Outbreaks of a novel strain of the H1N1 influenza (previously known as Swine Flu) have been detected in humans in multiple states in the United States as well as Mexico and other countries in the spring of 2009. This has been a fast-moving story in which agencies within the U.S. Department of Health and Human Services (DHHS) have played leading roles. Although the National Human Genome Research Institute is not involved in these studies at this time, all parts of the government have been asked to help distributed reliable information about the outbreak and means by which individuals can protect their health and the health of their friends and families.
The Centers for Disease Control and Prevention (CDC), a DHHS agency, has led the investigation into reported outbreaks in the United States and the World Health Organization (WHO) has coordinated similar investigations internationally. In addition, CDC has prepared guidance and recommendations on protective steps one can take to avoid becoming infected with this flu virus.
What is the novel Influenza A (H1N1)?
The novel Influenza A (H1N1) is a respiratory disease caused by type A influenza viruses that cause regular outbreaks in pigs. People do not normally get H1N1, but human infections can and do happen. H1N1 viruses have been reported to spread from person to person, but in the past, this transmission was limited and not sustained beyond three people.
What are the symptoms?
Symptoms include fever, cough, sore throat, body aches, headache, chills and fatigue. Some people have reported diarrhea and vomiting associated with the novel influenza A (H1N1). If you exhibit symptoms, you should limit contact with other people to prevent the spread of infection. Seek appropriate medical attention, and follow any instructions from your primary care provider.

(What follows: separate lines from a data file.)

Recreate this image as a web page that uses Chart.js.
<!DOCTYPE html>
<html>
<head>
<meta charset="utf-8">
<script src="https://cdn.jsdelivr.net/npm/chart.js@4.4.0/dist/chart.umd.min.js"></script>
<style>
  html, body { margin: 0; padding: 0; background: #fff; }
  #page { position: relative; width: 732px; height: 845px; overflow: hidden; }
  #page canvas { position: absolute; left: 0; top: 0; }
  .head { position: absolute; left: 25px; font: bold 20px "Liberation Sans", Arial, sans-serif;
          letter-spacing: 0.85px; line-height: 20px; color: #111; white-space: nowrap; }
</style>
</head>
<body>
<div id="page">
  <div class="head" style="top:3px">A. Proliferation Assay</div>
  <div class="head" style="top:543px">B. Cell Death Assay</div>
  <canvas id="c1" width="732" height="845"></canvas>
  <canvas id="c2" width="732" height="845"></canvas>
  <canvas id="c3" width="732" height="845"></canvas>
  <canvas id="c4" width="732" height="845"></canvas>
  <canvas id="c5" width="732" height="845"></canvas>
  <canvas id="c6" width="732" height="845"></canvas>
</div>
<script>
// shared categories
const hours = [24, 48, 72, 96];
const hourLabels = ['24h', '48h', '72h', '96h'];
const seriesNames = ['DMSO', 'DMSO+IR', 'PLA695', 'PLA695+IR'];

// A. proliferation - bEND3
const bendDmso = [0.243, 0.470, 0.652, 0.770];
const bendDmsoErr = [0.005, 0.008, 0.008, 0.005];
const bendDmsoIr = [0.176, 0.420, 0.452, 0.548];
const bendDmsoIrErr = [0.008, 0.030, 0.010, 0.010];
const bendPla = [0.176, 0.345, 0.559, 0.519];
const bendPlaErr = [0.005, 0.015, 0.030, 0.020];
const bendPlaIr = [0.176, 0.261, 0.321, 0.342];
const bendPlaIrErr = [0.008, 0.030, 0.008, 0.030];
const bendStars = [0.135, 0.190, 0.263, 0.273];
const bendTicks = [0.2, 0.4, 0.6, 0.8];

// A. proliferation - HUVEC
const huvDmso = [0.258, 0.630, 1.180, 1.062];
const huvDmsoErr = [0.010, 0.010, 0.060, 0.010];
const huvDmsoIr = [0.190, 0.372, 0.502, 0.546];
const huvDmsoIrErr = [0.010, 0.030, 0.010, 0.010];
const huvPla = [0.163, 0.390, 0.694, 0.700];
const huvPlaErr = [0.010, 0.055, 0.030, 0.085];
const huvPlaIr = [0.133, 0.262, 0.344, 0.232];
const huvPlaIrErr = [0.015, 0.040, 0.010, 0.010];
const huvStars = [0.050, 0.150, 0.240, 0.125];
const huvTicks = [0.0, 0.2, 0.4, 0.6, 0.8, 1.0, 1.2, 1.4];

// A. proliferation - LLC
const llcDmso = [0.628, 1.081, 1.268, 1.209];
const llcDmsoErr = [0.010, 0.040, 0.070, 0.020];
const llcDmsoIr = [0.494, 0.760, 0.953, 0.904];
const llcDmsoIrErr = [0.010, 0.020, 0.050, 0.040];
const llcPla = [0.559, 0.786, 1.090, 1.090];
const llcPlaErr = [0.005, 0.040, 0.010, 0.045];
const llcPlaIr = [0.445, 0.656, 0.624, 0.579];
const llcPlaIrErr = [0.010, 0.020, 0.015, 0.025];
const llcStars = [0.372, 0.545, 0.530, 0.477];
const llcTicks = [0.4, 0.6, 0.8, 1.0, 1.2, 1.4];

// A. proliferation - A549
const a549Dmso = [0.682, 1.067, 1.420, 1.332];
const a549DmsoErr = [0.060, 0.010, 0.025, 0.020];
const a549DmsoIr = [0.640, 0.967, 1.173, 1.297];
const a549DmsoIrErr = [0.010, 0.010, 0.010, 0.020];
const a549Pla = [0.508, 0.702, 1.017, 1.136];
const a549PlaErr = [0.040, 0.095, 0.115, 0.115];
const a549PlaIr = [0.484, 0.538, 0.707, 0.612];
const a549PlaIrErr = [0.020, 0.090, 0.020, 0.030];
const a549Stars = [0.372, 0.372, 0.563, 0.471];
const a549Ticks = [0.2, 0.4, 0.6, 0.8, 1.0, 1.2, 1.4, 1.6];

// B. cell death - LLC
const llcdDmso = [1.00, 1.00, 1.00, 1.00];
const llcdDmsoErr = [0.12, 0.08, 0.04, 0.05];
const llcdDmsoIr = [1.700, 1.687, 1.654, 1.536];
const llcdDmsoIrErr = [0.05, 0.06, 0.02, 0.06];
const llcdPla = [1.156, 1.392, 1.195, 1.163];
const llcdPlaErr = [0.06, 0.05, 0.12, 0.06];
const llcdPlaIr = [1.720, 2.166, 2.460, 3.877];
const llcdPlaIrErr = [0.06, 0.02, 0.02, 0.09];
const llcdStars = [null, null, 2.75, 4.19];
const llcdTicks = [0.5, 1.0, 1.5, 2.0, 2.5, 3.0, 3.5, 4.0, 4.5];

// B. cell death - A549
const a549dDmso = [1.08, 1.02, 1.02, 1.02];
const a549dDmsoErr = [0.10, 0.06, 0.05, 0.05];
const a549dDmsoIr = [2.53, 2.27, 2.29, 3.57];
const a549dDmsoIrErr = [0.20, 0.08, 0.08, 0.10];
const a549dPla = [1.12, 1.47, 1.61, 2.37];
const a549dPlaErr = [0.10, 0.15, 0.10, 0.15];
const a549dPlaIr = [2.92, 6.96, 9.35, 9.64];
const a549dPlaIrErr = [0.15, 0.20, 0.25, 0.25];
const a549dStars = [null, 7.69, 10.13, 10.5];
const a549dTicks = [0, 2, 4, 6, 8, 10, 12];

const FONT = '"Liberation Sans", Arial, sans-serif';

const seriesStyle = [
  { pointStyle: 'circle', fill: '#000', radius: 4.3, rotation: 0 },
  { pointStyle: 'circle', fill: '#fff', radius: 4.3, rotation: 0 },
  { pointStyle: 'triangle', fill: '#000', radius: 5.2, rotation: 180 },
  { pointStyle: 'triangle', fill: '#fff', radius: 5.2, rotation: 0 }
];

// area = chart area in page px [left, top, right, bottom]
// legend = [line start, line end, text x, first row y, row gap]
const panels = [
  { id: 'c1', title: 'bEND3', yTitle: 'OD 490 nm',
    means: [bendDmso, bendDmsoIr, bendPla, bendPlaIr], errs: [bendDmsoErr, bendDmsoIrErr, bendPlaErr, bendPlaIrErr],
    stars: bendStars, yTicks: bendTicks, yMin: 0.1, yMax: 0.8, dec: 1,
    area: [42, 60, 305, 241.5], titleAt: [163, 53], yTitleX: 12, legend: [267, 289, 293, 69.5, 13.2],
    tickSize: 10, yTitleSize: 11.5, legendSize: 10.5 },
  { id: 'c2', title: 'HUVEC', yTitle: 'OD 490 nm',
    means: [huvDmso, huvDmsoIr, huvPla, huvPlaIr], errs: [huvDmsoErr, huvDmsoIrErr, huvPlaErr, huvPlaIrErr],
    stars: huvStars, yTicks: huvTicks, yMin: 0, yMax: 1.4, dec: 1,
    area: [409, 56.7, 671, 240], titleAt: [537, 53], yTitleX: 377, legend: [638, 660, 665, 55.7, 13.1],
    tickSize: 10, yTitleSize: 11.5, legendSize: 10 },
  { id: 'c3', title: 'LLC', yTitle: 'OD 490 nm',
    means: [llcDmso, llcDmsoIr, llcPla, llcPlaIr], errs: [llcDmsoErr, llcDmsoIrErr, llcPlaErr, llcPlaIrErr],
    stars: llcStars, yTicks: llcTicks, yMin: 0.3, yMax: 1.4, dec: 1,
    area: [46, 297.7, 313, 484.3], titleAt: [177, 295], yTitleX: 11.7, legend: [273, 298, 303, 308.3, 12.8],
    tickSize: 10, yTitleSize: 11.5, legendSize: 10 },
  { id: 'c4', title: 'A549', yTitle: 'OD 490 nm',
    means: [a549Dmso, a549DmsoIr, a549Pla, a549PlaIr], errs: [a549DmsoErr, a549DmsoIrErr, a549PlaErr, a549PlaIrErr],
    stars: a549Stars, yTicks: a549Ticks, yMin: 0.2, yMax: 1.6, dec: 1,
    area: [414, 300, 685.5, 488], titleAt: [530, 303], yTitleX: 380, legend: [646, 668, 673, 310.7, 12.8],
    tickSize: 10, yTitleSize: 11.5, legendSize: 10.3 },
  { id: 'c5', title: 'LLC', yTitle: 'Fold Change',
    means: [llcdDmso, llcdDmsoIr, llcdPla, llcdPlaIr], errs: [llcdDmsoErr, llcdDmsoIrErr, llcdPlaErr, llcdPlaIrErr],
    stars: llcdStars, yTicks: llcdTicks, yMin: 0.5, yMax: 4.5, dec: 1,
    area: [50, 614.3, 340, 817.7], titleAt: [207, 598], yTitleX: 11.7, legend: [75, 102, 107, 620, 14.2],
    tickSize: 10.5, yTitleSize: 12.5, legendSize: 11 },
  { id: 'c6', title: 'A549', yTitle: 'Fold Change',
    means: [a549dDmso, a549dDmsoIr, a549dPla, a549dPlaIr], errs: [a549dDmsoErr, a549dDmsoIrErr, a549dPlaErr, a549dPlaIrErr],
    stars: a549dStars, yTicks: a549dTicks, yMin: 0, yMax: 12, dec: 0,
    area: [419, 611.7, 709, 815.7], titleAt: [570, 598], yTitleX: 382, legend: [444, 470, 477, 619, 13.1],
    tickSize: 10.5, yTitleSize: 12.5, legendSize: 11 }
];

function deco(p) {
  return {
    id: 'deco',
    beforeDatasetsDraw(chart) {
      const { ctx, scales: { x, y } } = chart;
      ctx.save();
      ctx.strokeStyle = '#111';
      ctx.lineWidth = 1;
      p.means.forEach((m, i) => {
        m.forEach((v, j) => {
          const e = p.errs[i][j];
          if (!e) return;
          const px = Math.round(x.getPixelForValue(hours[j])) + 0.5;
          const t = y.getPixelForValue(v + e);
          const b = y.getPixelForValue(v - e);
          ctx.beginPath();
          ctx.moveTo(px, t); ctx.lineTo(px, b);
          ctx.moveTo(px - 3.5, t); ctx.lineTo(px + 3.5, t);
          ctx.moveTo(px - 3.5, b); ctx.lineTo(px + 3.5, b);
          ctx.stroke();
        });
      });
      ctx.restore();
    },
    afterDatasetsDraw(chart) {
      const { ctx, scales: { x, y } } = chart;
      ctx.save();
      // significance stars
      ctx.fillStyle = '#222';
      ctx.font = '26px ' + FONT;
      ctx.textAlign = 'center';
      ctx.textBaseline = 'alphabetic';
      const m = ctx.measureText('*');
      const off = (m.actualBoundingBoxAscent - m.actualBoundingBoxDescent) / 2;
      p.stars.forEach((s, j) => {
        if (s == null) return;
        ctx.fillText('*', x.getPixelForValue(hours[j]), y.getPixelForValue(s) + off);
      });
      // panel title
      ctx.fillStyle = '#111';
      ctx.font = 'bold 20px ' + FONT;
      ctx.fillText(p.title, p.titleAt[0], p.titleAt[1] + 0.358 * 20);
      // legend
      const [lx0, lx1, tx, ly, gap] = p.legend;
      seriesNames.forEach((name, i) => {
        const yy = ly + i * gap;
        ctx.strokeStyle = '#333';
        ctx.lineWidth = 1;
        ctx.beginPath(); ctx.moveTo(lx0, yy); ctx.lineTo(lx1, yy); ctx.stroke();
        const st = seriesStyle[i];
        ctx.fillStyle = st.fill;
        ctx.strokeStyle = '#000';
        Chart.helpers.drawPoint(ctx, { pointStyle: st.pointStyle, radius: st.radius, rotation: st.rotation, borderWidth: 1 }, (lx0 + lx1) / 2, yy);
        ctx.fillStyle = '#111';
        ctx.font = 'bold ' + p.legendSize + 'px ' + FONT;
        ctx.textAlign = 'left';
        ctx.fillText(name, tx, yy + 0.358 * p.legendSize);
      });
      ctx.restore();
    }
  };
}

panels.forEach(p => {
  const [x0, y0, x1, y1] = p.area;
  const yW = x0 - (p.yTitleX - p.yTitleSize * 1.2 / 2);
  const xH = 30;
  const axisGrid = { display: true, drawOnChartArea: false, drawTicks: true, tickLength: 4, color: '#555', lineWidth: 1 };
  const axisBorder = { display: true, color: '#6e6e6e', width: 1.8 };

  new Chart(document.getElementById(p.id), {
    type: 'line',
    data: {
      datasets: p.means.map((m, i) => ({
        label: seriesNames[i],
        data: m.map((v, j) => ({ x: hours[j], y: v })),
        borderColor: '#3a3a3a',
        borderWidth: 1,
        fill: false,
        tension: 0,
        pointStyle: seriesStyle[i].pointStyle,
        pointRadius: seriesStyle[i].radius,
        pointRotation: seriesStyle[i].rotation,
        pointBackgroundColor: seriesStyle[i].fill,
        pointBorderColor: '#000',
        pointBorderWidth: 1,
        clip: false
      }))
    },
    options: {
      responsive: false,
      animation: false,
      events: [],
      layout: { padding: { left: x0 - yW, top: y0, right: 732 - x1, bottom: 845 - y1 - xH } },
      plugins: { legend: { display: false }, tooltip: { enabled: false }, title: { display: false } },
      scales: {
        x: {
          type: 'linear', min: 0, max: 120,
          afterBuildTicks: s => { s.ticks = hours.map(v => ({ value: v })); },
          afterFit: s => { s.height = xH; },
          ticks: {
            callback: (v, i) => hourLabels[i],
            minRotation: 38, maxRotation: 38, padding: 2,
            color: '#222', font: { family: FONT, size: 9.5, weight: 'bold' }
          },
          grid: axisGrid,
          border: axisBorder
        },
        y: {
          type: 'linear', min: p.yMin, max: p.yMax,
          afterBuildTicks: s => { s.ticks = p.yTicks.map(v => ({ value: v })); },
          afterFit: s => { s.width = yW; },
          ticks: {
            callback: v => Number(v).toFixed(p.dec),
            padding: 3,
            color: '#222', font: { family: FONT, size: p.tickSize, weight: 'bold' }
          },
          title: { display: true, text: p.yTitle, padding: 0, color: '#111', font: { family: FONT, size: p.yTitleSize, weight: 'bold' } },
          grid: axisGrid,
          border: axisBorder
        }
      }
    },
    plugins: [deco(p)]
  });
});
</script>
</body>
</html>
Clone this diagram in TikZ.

Is this novel influenza A (H1N1) virus contagious? And how does it spread?
CDC has determined that this novel influenza A (H1N1) virus is contagious and is spreading from human to human. Spread of this new H1N1 flu virus is thought to be happening in the same way that seasonal flu spreads. Flu viruses are spread mainly from person to person through coughing or sneezing. Sometimes people may become infected by touching contaminated objects or surfaces with flu viruses on them and then touching their eyes, nose, or mouth.
What can I do to protect myself from getting sick?
There is no vaccine available right now to protect against the novel influenza A (H1N1). There are everyday actions, however, that can help prevent the spread of germs that cause respiratory illnesses like H1N1 influenza. Take these everyday steps to protect your health and avoid spreading the flu:
Practice good hygiene.
Cover your nose and mouth with a tissue when you cough or sneeze. Throw the tissue in the trash after you use it.
Wash your hands often with soap and water, especially after you cough or sneeze. Alcohol-based hand cleaners are also effective if soap and water are not readily available. However, they must be more than 60 percent alcohol. Rub your hands with sanitizer vigorously until it is dried.
Washing hands vigorously for 15-20 seconds is essential, especially after the following activities:
Before preparing or eating food
After going to the bathroom or assisting someone with personal needs
Before and after tending to someone who is sick
After blowing your nose, coughing, or sneezing
After handling an animal or animal waste
After handling garbage
Before and after treating a cut or wound
Avoid touching your eyes, nose or mouth. Germs spread this way.
Try to avoid close contact with infected people or people who exhibit signs of illness.
If you or a family member gets sick with influenza, CDC recommends staying home from work or school and limiting contact with others to keep from infecting them.
Try not to touch potentially contaminated surfaces.
Influenza viruses can persist on both nonporous and porous environmental surfaces for hours to days depending on a variety of human and environmental factors. The secondary spread of infectious virus from environmental reservoirs to susceptible persons is accomplished primarily via hand transfer (i.e., hand contact with contaminated surfaces and then touching mucous membranes of the eyes, nose, and mouth).
Proper hand washing or hand hygiene, coupled with respiratory hygiene and cough etiquette is the principal means of interrupting this transfer. Routine cleaning and disinfection strategies used during influenza seasons could be applied to the environmental management of the current influenza outbreak.
Employees who work in healthcare or laboratory settings may require additional precautions. Specific guidance for clinicians and public health professionals can be found at www.cdc.gov/h1n1flu/guidance/index.htm
Antiviral Prophylaxis and Treatment
Guidelines for the use of antiviral medication for the treatment and prophylaxis of H1N1 are available on the CDC Web site. These guidelines are updated as we learn more about this new virus, so be sure to check for the most current guidelines.
Occupational health professionals are available on a consultative basis to assess agency risk and provide recommendations.
FOH health unit staff and EAP counselors are available to answer individual employee questions and concerns.
Please note:FOH health centers do NOT stock any antiviral medications and are NOT equipped to diagnose or treat H1N1 flu or seasonal influenza. Nurses are not licensed to dispense these medications. Employees with signs or symptoms of influenza will be referred to their health care provider for evaluation and treatment.